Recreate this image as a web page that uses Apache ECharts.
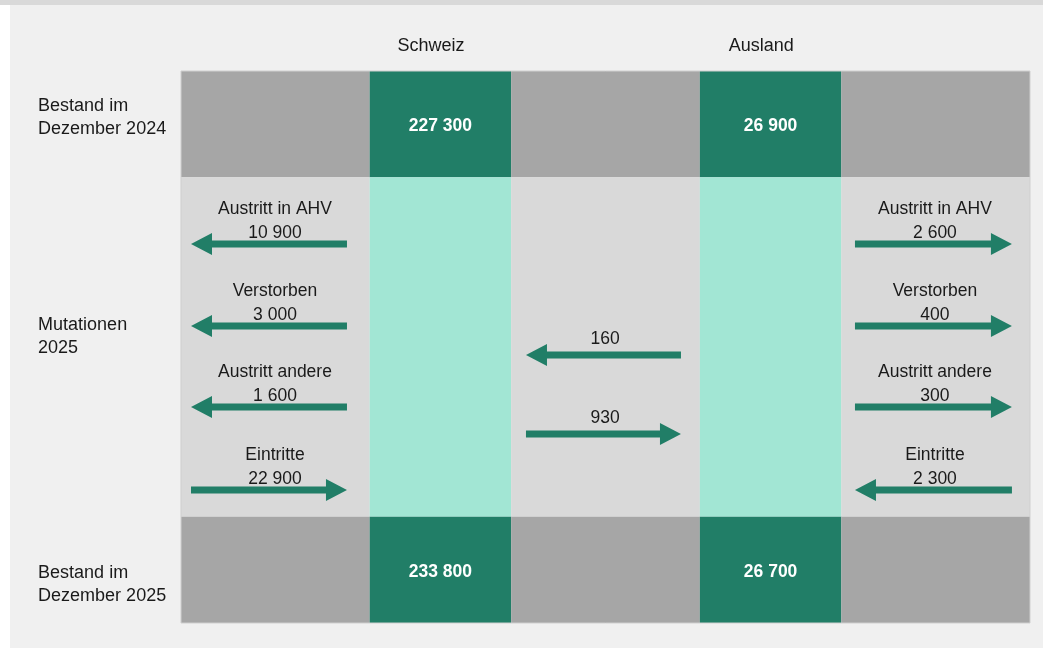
<!DOCTYPE html>
<html>
<head>
<meta charset="utf-8">
<script src="https://cdn.jsdelivr.net/npm/echarts@6/dist/echarts.min.js"></script>
<style>
html,body{margin:0;padding:0;background:#ffffff;}
#chart{width:1043px;height:648px;}
</style>
</head>
<body>
<div id="chart"></div>
<script>
// ---------- data ----------
const columns = ['Schweiz', 'Ausland'];
const rowLabels = ['Bestand im\nDezember 2024', 'Mutationen\n2025', 'Bestand im\nDezember 2025'];
const stock2024 = [227300, 26900];
const stock2025 = [233800, 26700];
const flowTypes = ['Austritt in AHV', 'Verstorben', 'Austritt andere', 'Eintritte'];
const flowDirection = ['out', 'out', 'out', 'in'];
const flowsSchweiz = [10900, 3000, 1600, 22900];
const flowsAusland = [2600, 400, 300, 2300];
const transferAuslandToSchweiz = 160;
const transferSchweizToAusland = 930;

// ---------- layout (axis units) ----------
const colBounds = [0, 4, 7, 11, 14, 18];
const rowBounds = [0, 1, 4.2, 5.2];
const flowRowY = [1.630, 2.402, 3.165, 3.947];
const transferY = [2.675, 3.420];
const C = {
  dark: '#217e67', light: '#a2e6d4', grayDark: '#a6a6a6', grayLight: '#d9d9d9', text: '#1a1a1a'
};
const FONT = '"Liberation Sans", Arial, sans-serif';
const fmt = v => String(v).replace(/\B(?=(\d{3})+(?!\d))/g, ' ');

// cells
const cells = [];
for (let r = 0; r < 3; r++) {
  for (let c = 0; c < 5; c++) {
    const isCol = c === 1 || c === 3;
    let fill;
    if (r === 1) fill = isCol ? C.light : C.grayLight;
    else fill = isCol ? C.dark : C.grayDark;
    let label = '';
    if (isCol && r === 0) label = fmt(stock2024[(c - 1) / 2]);
    if (isCol && r === 2) label = fmt(stock2025[(c - 1) / 2]);
    cells.push({ value: [colBounds[c], colBounds[c + 1], rowBounds[r], rowBounds[r + 1]], fill, label });
  }
}

// arrows: value = [tailX, headX, y]
const arrows = [];
flowTypes.forEach((t, i) => {
  const outS = flowDirection[i] === 'out';
  arrows.push({ value: outS ? [3.519, 0.212, flowRowY[i]] : [0.212, 3.519, flowRowY[i]], lx: 1.993, title: t, num: fmt(flowsSchweiz[i]) });
  arrows.push({ value: outS ? [14.289, 17.617, flowRowY[i]] : [17.617, 14.289, flowRowY[i]], lx: 15.985, title: t, num: fmt(flowsAusland[i]) });
});
arrows.push({ value: [10.600, 7.314, transferY[0]], lx: 8.99, title: '', num: fmt(transferAuslandToSchweiz) });
arrows.push({ value: [7.314, 10.600, transferY[1]], lx: 8.99, title: '', num: fmt(transferSchweizToAusland) });

// static labels: row labels and column headers
const rowLabelPos = [0.443, 2.497, 4.833];
const textItems = [];
rowLabels.forEach((t, i) => textItems.push({ value: [-3.03, rowLabelPos[i]], text: t, align: 'left' }));
const headerX = [5.30, 12.30];
columns.forEach((t, i) => textItems.push({ value: [headerX[i], -0.235], text: t, align: 'center' }));

const chart = echarts.init(document.getElementById('chart'), null, { renderer: 'canvas' });
chart.setOption({
  animation: false,
  backgroundColor: '#ffffff',
  graphic: [
    { type: 'rect', shape: { x: 0, y: 0, width: 1043, height: 5 }, style: { fill: '#d9d9d9' }, z: -10 },
    { type: 'rect', shape: { x: 10, y: 5, width: 1033, height: 643 }, style: { fill: '#f0f0f0' }, z: -10 }
  ],
  grid: { left: 181, right: 13, top: 71, bottom: 25, show: true, borderColor: '#cfcfcf', borderWidth: 1, backgroundColor: 'transparent', z: 10 },
  xAxis: { type: 'value', min: 0, max: 18, show: false },
  yAxis: { type: 'value', min: 0, max: 5.2, inverse: true, show: false },
  series: [
    {
      type: 'custom', data: cells, z: 1,
      renderItem: (params, api) => {
        const d = cells[params.dataIndex];
        const p0 = api.coord([api.value(0), api.value(2)]);
        const p1 = api.coord([api.value(1), api.value(3)]);
        const children = [{ type: 'rect', shape: { x: p0[0], y: p0[1], width: p1[0] - p0[0], height: p1[1] - p0[1] }, style: { fill: d.fill } }];
        if (d.label) children.push({ type: 'text', x: (p0[0] + p1[0]) / 2, y: (p0[1] + p1[1]) / 2 + 2, style: { text: d.label, fill: '#ffffff', font: 'bold 17.5px ' + FONT, align: 'center', verticalAlign: 'middle' } });
        return { type: 'group', children };
      }
    },
    {
      type: 'custom', data: arrows, z: 5,
      renderItem: (params, api) => {
        const d = arrows[params.dataIndex];
        const t = api.coord([api.value(0), api.value(2)]);
        const h = api.coord([api.value(1), api.value(2)]);
        const dir = h[0] > t[0] ? 1 : -1;
        const y = t[1], sw = 3.5, hw = 11, hl = 21;
        const bx = h[0] - dir * hl;
        const pts = [[t[0], y - sw], [bx, y - sw], [bx, y - hw], [h[0], y], [bx, y + hw], [bx, y + sw], [t[0], y + sw]];
        const lx = api.coord([d.lx, api.value(2)])[0];
        const children = [{ type: 'polygon', shape: { points: pts }, style: { fill: C.dark } }];
        if (d.title) {
          children.push({ type: 'text', x: lx, y: y - 35, style: { text: d.title, fill: C.text, font: '17.5px ' + FONT, align: 'center', verticalAlign: 'middle' } });
          children.push({ type: 'text', x: lx, y: y - 11, style: { text: d.num, fill: C.text, font: '17.5px ' + FONT, align: 'center', verticalAlign: 'middle' } });
        } else {
          children.push({ type: 'text', x: lx, y: y - 16, style: { text: d.num, fill: C.text, font: '17.5px ' + FONT, align: 'center', verticalAlign: 'middle' } });
        }
        return { type: 'group', children };
      }
    },
    {
      type: 'custom', data: textItems, z: 5, clip: false,
      renderItem: (params, api) => {
        const d = textItems[params.dataIndex];
        const p = api.coord([api.value(0), api.value(1)]);
        return { type: 'text', x: p[0], y: p[1], style: { text: d.text, fill: C.text, font: '18px ' + FONT, align: d.align, verticalAlign: 'middle', lineHeight: 23 } };
      }
    }
  ]
});
</script>
</body>
</html>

▬▬▬

→ **What you are asked to do**: Reproduce all of the material above word for word. Omit the pictures.

→ **Result of this exercise**:
Recreate this image as a web page that uses Apache ECharts.
<!DOCTYPE html>
<html>
<head>
<meta charset="utf-8">
<script src="https://cdn.jsdelivr.net/npm/echarts@6/dist/echarts.min.js"></script>
<style>
html,body{margin:0;padding:0;background:#ffffff;}
#chart{width:1043px;height:648px;}
</style>
</head>
<body>
<div id="chart"></div>
<script>
// ---------- data ----------
const columns = ['Schweiz', 'Ausland'];
const rowLabels = ['Bestand im\nDezember 2024', 'Mutationen\n2025', 'Bestand im\nDezember 2025'];
const stock2024 = [227300, 26900];
const stock2025 = [233800, 26700];
const flowTypes = ['Austritt in AHV', 'Verstorben', 'Austritt andere', 'Eintritte'];
const flowDirection = ['out', 'out', 'out', 'in'];
const flowsSchweiz = [10900, 3000, 1600, 22900];
const flowsAusland = [2600, 400, 300, 2300];
const transferAuslandToSchweiz = 160;
const transferSchweizToAusland = 930;

// ---------- layout (axis units) ----------
const colBounds = [0, 4, 7, 11, 14, 18];
const rowBounds = [0, 1, 4.2, 5.2];
const flowRowY = [1.630, 2.402, 3.165, 3.947];
const transferY = [2.675, 3.420];
const C = {
  dark: '#217e67', light: '#a2e6d4', grayDark: '#a6a6a6', grayLight: '#d9d9d9', text: '#1a1a1a'
};
const FONT = '"Liberation Sans", Arial, sans-serif';
const fmt = v => String(v).replace(/\B(?=(\d{3})+(?!\d))/g, ' ');

// cells
const cells = [];
for (let r = 0; r < 3; r++) {
  for (let c = 0; c < 5; c++) {
    const isCol = c === 1 || c === 3;
    let fill;
    if (r === 1) fill = isCol ? C.light : C.grayLight;
    else fill = isCol ? C.dark : C.grayDark;
    let label = '';
    if (isCol && r === 0) label = fmt(stock2024[(c - 1) / 2]);
    if (isCol && r === 2) label = fmt(stock2025[(c - 1) / 2]);
    cells.push({ value: [colBounds[c], colBounds[c + 1], rowBounds[r], rowBounds[r + 1]], fill, label });
  }
}

// arrows: value = [tailX, headX, y]
const arrows = [];
flowTypes.forEach((t, i) => {
  const outS = flowDirection[i] === 'out';
  arrows.push({ value: outS ? [3.519, 0.212, flowRowY[i]] : [0.212, 3.519, flowRowY[i]], lx: 1.993, title: t, num: fmt(flowsSchweiz[i]) });
  arrows.push({ value: outS ? [14.289, 17.617, flowRowY[i]] : [17.617, 14.289, flowRowY[i]], lx: 15.985, title: t, num: fmt(flowsAusland[i]) });
});
arrows.push({ value: [10.600, 7.314, transferY[0]], lx: 8.99, title: '', num: fmt(transferAuslandToSchweiz) });
arrows.push({ value: [7.314, 10.600, transferY[1]], lx: 8.99, title: '', num: fmt(transferSchweizToAusland) });

// static labels: row labels and column headers
const rowLabelPos = [0.443, 2.497, 4.833];
const textItems = [];
rowLabels.forEach((t, i) => textItems.push({ value: [-3.03, rowLabelPos[i]], text: t, align: 'left' }));
const headerX = [5.30, 12.30];
columns.forEach((t, i) => textItems.push({ value: [headerX[i], -0.235], text: t, align: 'center' }));

const chart = echarts.init(document.getElementById('chart'), null, { renderer: 'canvas' });
chart.setOption({
  animation: false,
  backgroundColor: '#ffffff',
  graphic: [
    { type: 'rect', shape: { x: 0, y: 0, width: 1043, height: 5 }, style: { fill: '#d9d9d9' }, z: -10 },
    { type: 'rect', shape: { x: 10, y: 5, width: 1033, height: 643 }, style: { fill: '#f0f0f0' }, z: -10 }
  ],
  grid: { left: 181, right: 13, top: 71, bottom: 25, show: true, borderColor: '#cfcfcf', borderWidth: 1, backgroundColor: 'transparent', z: 10 },
  xAxis: { type: 'value', min: 0, max: 18, show: false },
  yAxis: { type: 'value', min: 0, max: 5.2, inverse: true, show: false },
  series: [
    {
      type: 'custom', data: cells, z: 1,
      renderItem: (params, api) => {
        const d = cells[params.dataIndex];
        const p0 = api.coord([api.value(0), api.value(2)]);
        const p1 = api.coord([api.value(1), api.value(3)]);
        const children = [{ type: 'rect', shape: { x: p0[0], y: p0[1], width: p1[0] - p0[0], height: p1[1] - p0[1] }, style: { fill: d.fill } }];
        if (d.label) children.push({ type: 'text', x: (p0[0] + p1[0]) / 2, y: (p0[1] + p1[1]) / 2 + 2, style: { text: d.label, fill: '#ffffff', font: 'bold 17.5px ' + FONT, align: 'center', verticalAlign: 'middle' } });
        return { type: 'group', children };
      }
    },
    {
      type: 'custom', data: arrows, z: 5,
      renderItem: (params, api) => {
        const d = arrows[params.dataIndex];
        const t = api.coord([api.value(0), api.value(2)]);
        const h = api.coord([api.value(1), api.value(2)]);
        const dir = h[0] > t[0] ? 1 : -1;
        const y = t[1], sw = 3.5, hw = 11, hl = 21;
        const bx = h[0] - dir * hl;
        const pts = [[t[0], y - sw], [bx, y - sw], [bx, y - hw], [h[0], y], [bx, y + hw], [bx, y + sw], [t[0], y + sw]];
        const lx = api.coord([d.lx, api.value(2)])[0];
        const children = [{ type: 'polygon', shape: { points: pts }, style: { fill: C.dark } }];
        if (d.title) {
          children.push({ type: 'text', x: lx, y: y - 35, style: { text: d.title, fill: C.text, font: '17.5px ' + FONT, align: 'center', verticalAlign: 'middle' } });
          children.push({ type: 'text', x: lx, y: y - 11, style: { text: d.num, fill: C.text, font: '17.5px ' + FONT, align: 'center', verticalAlign: 'middle' } });
        } else {
          children.push({ type: 'text', x: lx, y: y - 16, style: { text: d.num, fill: C.text, font: '17.5px ' + FONT, align: 'center', verticalAlign: 'middle' } });
        }
        return { type: 'group', children };
      }
    },
    {
      type: 'custom', data: textItems, z: 5, clip: false,
      renderItem: (params, api) => {
        const d = textItems[params.dataIndex];
        const p = api.coord([api.value(0), api.value(1)]);
        return { type: 'text', x: p[0], y: p[1], style: { text: d.text, fill: C.text, font: '18px ' + FONT, align: d.align, verticalAlign: 'middle', lineHeight: 23 } };
      }
    }
  ]
});
</script>
</body>
</html>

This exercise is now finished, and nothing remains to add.